Very shortly the test results came in and  I was advised to take him to a Neurological Center at an address in East Los Angeles.  I didn’t know what a neurological center was until we arrived to find it was the 4th floor of White Memorial Hospital, housing brain surgeons.  On the way to the then unknown destination we stopped at the mailbox. Eric was so excited, the first orders for the Handbook were in the mail which he eagerly tore open on the long trip to what turned out to be a hospital. 

As it turned out, Eric did not leave the hospital, because like Job, that which I feared had come upon me. I was given a grave prognosis:  surgery had to be scheduled for the very next morning, because the statistics were against us.

That was the beginning of a long siege of doctors and hospital visits, which was how ham radios got into the act.

The hospital in East Los Angeles was a very long way from where we lived on the Palos Verdes Peninsula. Things did not go well at the medical facility.  I was dividing my days between Eric’s needs at the hospital, which was a drain on his sister,Judy, whom I enrolled in Marymount located on the Peninsula with a bus for pickup and delivery. 

Thus she became a latch key kid.  The situation was very stressful for her, so the ham radio seemed a great diversion from the medical problems confronting us daily. Judy needed something that would engage her attention, as well as make her the center of the activity, something of her own to alleviate her anxiety so I elected ham radio to fill the gap.

Before a ham operator can become a “general” and actually converse on the airway, he/she has to master Morse code and transmit that way, while learning the basics of talk radio, all of which Judy did, pretty much on her own, although I would take her to whatever classes were needed.   Ham radio operators are great family people so when there were weekends of gatherings at the beach, I would take her down to mingle and meet others with similar drives.  I admit I had no hesitation in leaving her with some of the families we met there.  The local paper featured her story as she was the youngest female, self-taught, which also helped her to overcome the anxiety which pervaded the household.

Eventually, through a miracle, Eric returned home, and began a period of recuperation before returning to school.  Judy was by now a general and could talk with young men around the country.  She had a soft sweet dulcet voice (still does actually), but by this time Eric had become a mean little boy!  Throughout his long convalescence at home, Judy waited on him hand and foot, played games with him, just generally doting on him, and he repaid her kindness by shouting across the room at the mike while she was talking with the operators at the other end.  In fact, there wasn’t much he didn’t think of to torment her. 

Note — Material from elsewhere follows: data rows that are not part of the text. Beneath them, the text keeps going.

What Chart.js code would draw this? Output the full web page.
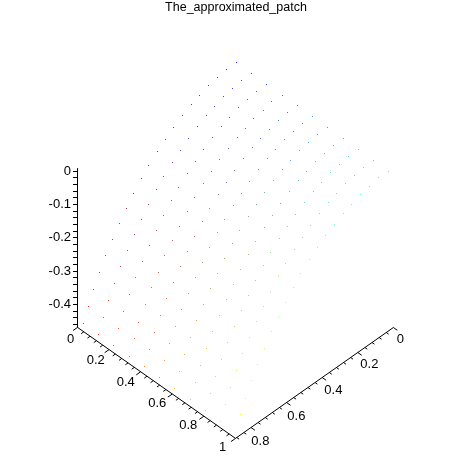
<!DOCTYPE html>
<html>
<head>
<meta charset="utf-8">
<style>html,body{margin:0;padding:0;background:#fff}canvas{display:block}</style>
<script src="https://cdn.jsdelivr.net/npm/chart.js@4/dist/chart.umd.js"></script>
</head>
<body>
<canvas id="c" width="472" height="472"></canvas>
<script>
const chartTitle = "The_approximated_patch";
// surface samples
const xValues = [0,.097,.194,.291,.388,.486,.583,.68,.777,.874,.971];
const yDrift  = [0,.0006,.0012,.0018,.0024,.003,.0036,.0042,.0048,.0054,.006];
const yValues = [-.006,.051,.101,.152,.202,.247,.298,.348,.393,.438,.489,.528,.573,.612,.652,.691,.73,.764,.798,.826,.854];
const zValues = [-.009,-.008,-.014,-.019,-.03,-.04,-.054,-.071,-.09,-.109,-.132,-.157,-.185,-.215,-.245,-.279,-.312,-.35,-.389,-.429,-.47];
// axes
const xTicks = [0,.04,.08,.12,.16,.2,.24,.28,.32,.36,.4,.44,.48,.52,.56,.6,.64,.68,.72,.76,.8,.84,.88,.92,.96,1];
const yTicks = [0,.04,.08,.12,.16,.2,.24,.28,.32,.36,.4,.44,.48,.52,.56,.6,.64,.68,.72,.76,.8,.84,.88];
const zTicks = [0,-.02,-.04,-.06,-.08,-.1,-.12,-.14,-.16,-.18,-.2,-.22,-.24,-.26,-.28,-.3,-.32,-.34,-.36,-.38,-.4,-.42,-.44,-.46];
const xLabelTicks = [0,.2,.4,.6,.8,1];
const xLabels = ["0","0.2","0.4","0.6","0.8","1"];
const yLabelTicks = [0,.2,.4,.6,.8];
const yLabels = ["0","0.2","0.4","0.6","0.8"];
const zLabelTicks = [0,-.1,-.2,-.3,-.4];
const zLabels = ["0","-0.1","-0.2","-0.3","-0.4"];
const xMax = 1, yMax = .887, zMin = -.469, zTop = .008;

// oblique view: x runs down-right, y down-left, z straight up
const project = (x, y, z) => ({
  x: x + 1.1266 * (yMax - y),
  y: z - (111 * x + 125 * (y - yMax)) / 333
});
const isMajor = (v, list) => list.some(t => Math.abs(t - v) < 1e-6);

const surface = [], surfaceColors = [];
const tint = c => Math.round(45 + 210 * c);
yValues.forEach((y, j) => xValues.forEach((x, i) => {
  surface.push(project(x, y + yDrift[i], zValues[j]));
  const r = j / 20, g = i / 10;
  surfaceColors.push(`rgb(${tint(r)},${tint(g)},${tint(1-r)})`);
}));

const gap = {x: NaN, y: NaN};
const axisLines = [];
axisLines.push(project(0, yMax, zTop), project(0, yMax, zMin), project(xMax, yMax, zMin), project(xMax, 0, zMin), gap);
xTicks.forEach(t => {
  const d = isMajor(t, xLabelTicks) ? .025 : .015;
  axisLines.push(project(t, yMax, zMin), project(t, yMax + d, zMin), gap);
});
yTicks.forEach(t => {
  const d = isMajor(t, yLabelTicks) ? .025 : .015;
  axisLines.push(project(xMax, t, zMin), project(xMax + d, t, zMin), gap);
});

const floorFont = '13px "Liberation Sans", Arial, sans-serif';
const xLabelOffset = [[-7,12],[-13.4,10.8],[-15,10.6],[-15,9.4],[-15.6,9.2],[-12.8,9]];
const yLabelOffset = [[7,12],[11.6,12],[11.2,13],[9.8,14],[9.4,14]];
const floorLabels = {
  id: 'floorLabels',
  afterDatasetUpdate(chart, args) {
    if (args.index !== 0) return;
    // the reference plots single device pixels
    chart.getDatasetMeta(0).data.forEach(p => {
      p.x = Math.floor(p.x) + .5; p.y = Math.floor(p.y) + .5;
    });
  },
  afterDraw(chart) {
    const {ctx, scales} = chart;
    ctx.save();
    ctx.font = floorFont; ctx.fillStyle = '#000';
    ctx.textAlign = 'center'; ctx.textBaseline = 'middle';
    const put = (p, text, off) => ctx.fillText(text,
      scales.x.getPixelForValue(p.x) + off[0], scales.y.getPixelForValue(p.y) + off[1]);
    xLabels.forEach((s, k) => put(project(xLabelTicks[k], yMax, zMin), s, xLabelOffset[k]));
    yLabels.forEach((s, k) => put(project(xMax, yLabelTicks[k], zMin), s, yLabelOffset[k]));
    ctx.restore();
  }
};

new Chart(document.getElementById('c'), {
  type: 'scatter',
  data: {datasets: [
    {data: surface, pointStyle: 'rect', pointRadius: .7072, pointBackgroundColor: surfaceColors,
     pointBorderWidth: 0, showLine: false, clip: false},
    {data: axisLines, showLine: true, borderColor: '#000', borderWidth: 1, pointRadius: 0,
     spanGaps: false, clip: false}
  ]},
  plugins: [floorLabels],
  options: {
    responsive: false, animation: false, events: [],
    layout: {padding: 0, autoPadding: false},
    plugins: {
      legend: {display: false}, tooltip: {enabled: false},
      title: {display: true, text: chartTitle, color: '#000',
        font: {family: '"Liberation Sans", Arial, sans-serif', size: 12.5, weight: 'normal', lineHeight: 1.2},
        padding: {top: 0, bottom: 9}}
    },
    scales: {
      x: {type: 'linear', display: false, min: -.5/158, max: 394.5/158},
      y: {type: 'linear', min: (171.2-472)/333, max: (171.2-24)/333,
        afterBuildTicks(s) { s.ticks = zTicks.slice().reverse().map(v => ({value: v})); },
        afterFit(s) { s.width = 77; s.paddingTop = 0; s.paddingBottom = 0; },
        border: {display: false},
        grid: {drawOnChartArea: false, drawTicks: true, tickLength: 4, tickColor: '#000', tickWidth: 1},
        ticks: {color: '#000', padding: 2, autoSkip: false, maxRotation: 0,
          font: {family: '"Liberation Sans", Arial, sans-serif', size: 13},
          callback(v) { const k = zLabelTicks.findIndex(t => Math.abs(t - v) < 1e-6); return k < 0 ? '' : zLabels[k]; }}
      }
    }
  }
});
</script>
</body>
</html>
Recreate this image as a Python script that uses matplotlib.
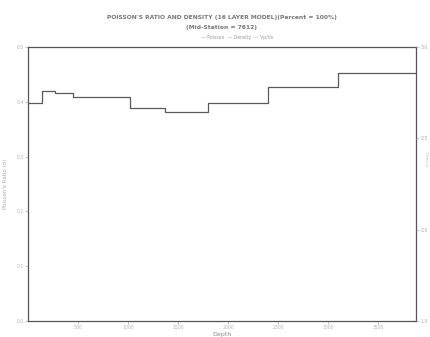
import matplotlib
matplotlib.use("Agg")
import matplotlib.pyplot as plt

# layer tops (depth) and Poisson's ratio per layer
depth_tops = [0, 140, 270, 450, 1020, 1370, 1800, 2400, 3100]
depth_end = 3880
poisson = [0.397, 0.419, 0.416, 0.408, 0.388, 0.381, 0.397, 0.427, 0.452]

x_ticks = [500, 1000, 1500, 2000, 2500, 3000, 3500]
left_ticks = [0.0, 0.1, 0.2, 0.3, 0.4, 0.5]
right_ticks = [1.5, 2.0, 2.5, 3.0]

title_1 = "POISSON'S RATIO AND DENSITY (16 LAYER MODEL)(Percent = 100%)"
title_2 = "(Mid-Station = 7612)"
legend_txt = "\u2014 Poisson  \u2014 Density  \u2014 Vp/Vs"

txt = "#8a8a8a"

fig = plt.figure(figsize=(4.3, 3.37), dpi=100)
ax = fig.add_axes([28 / 430, 1 - 321 / 337, (416 - 28) / 430, (321 - 47) / 337])

xs = depth_tops + [depth_end]
ys = poisson + [poisson[-1]]
ax.step(xs, ys, where="post", color="#5a5a5a", lw=0.9)

ax.set_xlim(0, depth_end)
ax.set_ylim(0, 0.5)
ax.set_xticks(x_ticks)
ax.set_yticks(left_ticks)
ax.tick_params(labelsize=3.3, colors="#aaaaaa", length=2, width=0.5, pad=1)
for lab in ax.get_xticklabels() + ax.get_yticklabels():
    lab.set_color("#b5b5b5")
for s in ax.spines.values():
    s.set_color("#555555")
    s.set_linewidth(0.9)

ax.set_xlabel("Depth", fontsize=4.5, color=txt, labelpad=1)
ax.set_ylabel("Poisson's Ratio (\u03c3)", fontsize=4, color="#aaaaaa", labelpad=6)

ax2 = ax.twinx()
ax2.set_ylim(1.5, 3.0)
ax2.set_yticks(right_ticks)
ax2.tick_params(labelsize=3.3, colors="#aaaaaa", length=2, width=0.5, pad=1)
for s in ax2.spines.values():
    s.set_visible(False)

# right axis label placed by hand so it stays inside the canvas
fig.text(426 / 430, 1 - 160 / 337, "Density", rotation=270, ha="center",
         va="center", fontsize=3, color="#c0c0c0")

fig.text(222 / 430, 1 - 17 / 337, title_1, ha="center", va="center",
         fontsize=4.3, color="#777777", fontweight="bold")
fig.text(222 / 430, 1 - 27 / 337, title_2, ha="center", va="center",
         fontsize=4.3, color="#777777", fontweight="bold")
fig.text(237 / 430, 1 - 37 / 337, legend_txt, ha="center", va="center",
         fontsize=3.3, color="#9a9a9a")

fig.savefig("out.png", dpi=100)
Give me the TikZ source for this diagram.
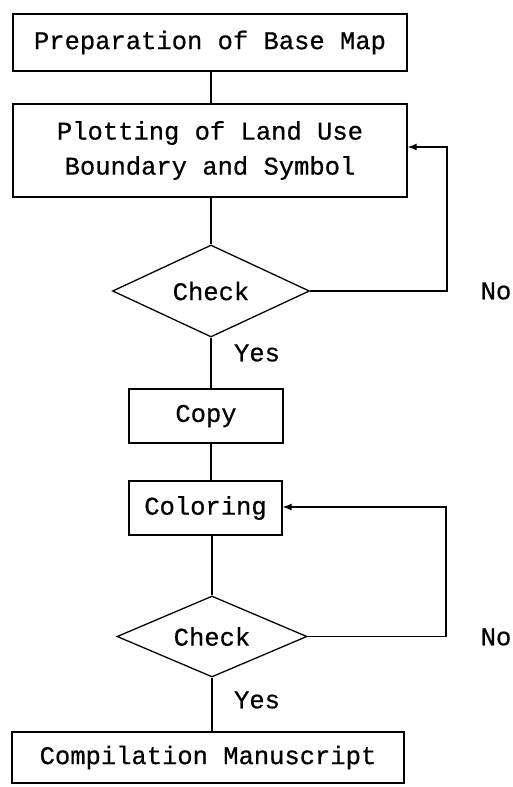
\documentclass[tikz,border=0pt]{standalone}
\usepackage{fontspec}
\setmonofont[FakeBold=0.6]{Liberation Mono}
\usetikzlibrary{shapes.geometric,arrows.meta}
\begin{document}
\begin{tikzpicture}[x=1pt,y=-1pt,
  every node/.style={font=\ttfamily\fontsize{25.5}{35}\selectfont, inner sep=0pt},
  stepbox/.style={draw, line width=1.3pt, rectangle, align=center},
  decision/.style={draw, line width=1.3pt, diamond, aspect=2.1},
  link/.style={line width=1.3pt},
  back/.style={line width=1.3pt, -{Latex[length=9pt,width=7pt]}}]
\useasboundingbox[fill=white] (0,0) rectangle (513,787);

% process steps
\node[stepbox, minimum width=394pt, minimum height=57pt] (base) at (210,42.5) {Preparation of Base Map};
\node[stepbox, minimum width=394pt, minimum height=93pt] (plot) at (210,150.5) {Plotting of Land Use\\Boundary and Symbol};
\node[decision, minimum width=197pt, minimum height=92pt] (check1) at (211,291) {Check};
\node[stepbox, minimum width=154pt, minimum height=54pt] (copy) at (206,416) {Copy};
\node[stepbox, minimum width=153pt, minimum height=54pt] (color) at (205.5,508) {Coloring};
\node[decision, minimum width=190pt, minimum height=81pt] (check2) at (212,636.5) {Check};
\node[stepbox, minimum width=392pt, minimum height=51pt] (manu) at (208,757.5) {Compilation Manuscript};

% answer labels
\node (no1) at (496,291) {No};
\node (yes1) at (257,353) {Yes};
\node (no2) at (496,637) {No};
\node (yes2) at (257,700) {Yes};

% main flow
\draw[link] (base.south -| check1.north) -- (check1.north |- plot.north);
\draw[link] (check1.north |- plot.south) -- (check1.north);
\draw[link] (check1.south) -- (check1.south |- copy.north);
\draw[link] (check1.south |- copy.south) -- (check1.south |- color.north);
\draw[link] (check2.north |- color.south) -- (check2.north);
\draw[link] (check2.south) -- (check2.south |- manu.north);

% feedback loops
\coordinate (turn1) at (447,147);
\coordinate (turn2) at (446,507);
\draw[back] (check1.east) -- (check1.east -| turn1) -- (turn1) -- (turn1 -| plot.east);
\draw[back] (check2.east) -- (check2.east -| turn2) -- (turn2) -- (turn2 -| color.east);
\end{tikzpicture}
\end{document}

By then we knew he would live a thing which had been doubtful for so many months,  I volunteered to take him to Morse code classes, too,  so that the two of them would be able to communicate by radio in the days ahead which I visualized as eventually coming to this country, but he didn’t want to do the work.

Judy, however, had visualized herself as a missionary using the radio to report to civilization from the jungles somewhere, and much later that is what she did do for years, plus teaching other missionaries the elements of ham radio.  Of course, she also dragged along her 7 children through those years on the field, and several of them have followed in her footsteps, except they are now computer whizzes.  It all started with ham radio, half a century ago.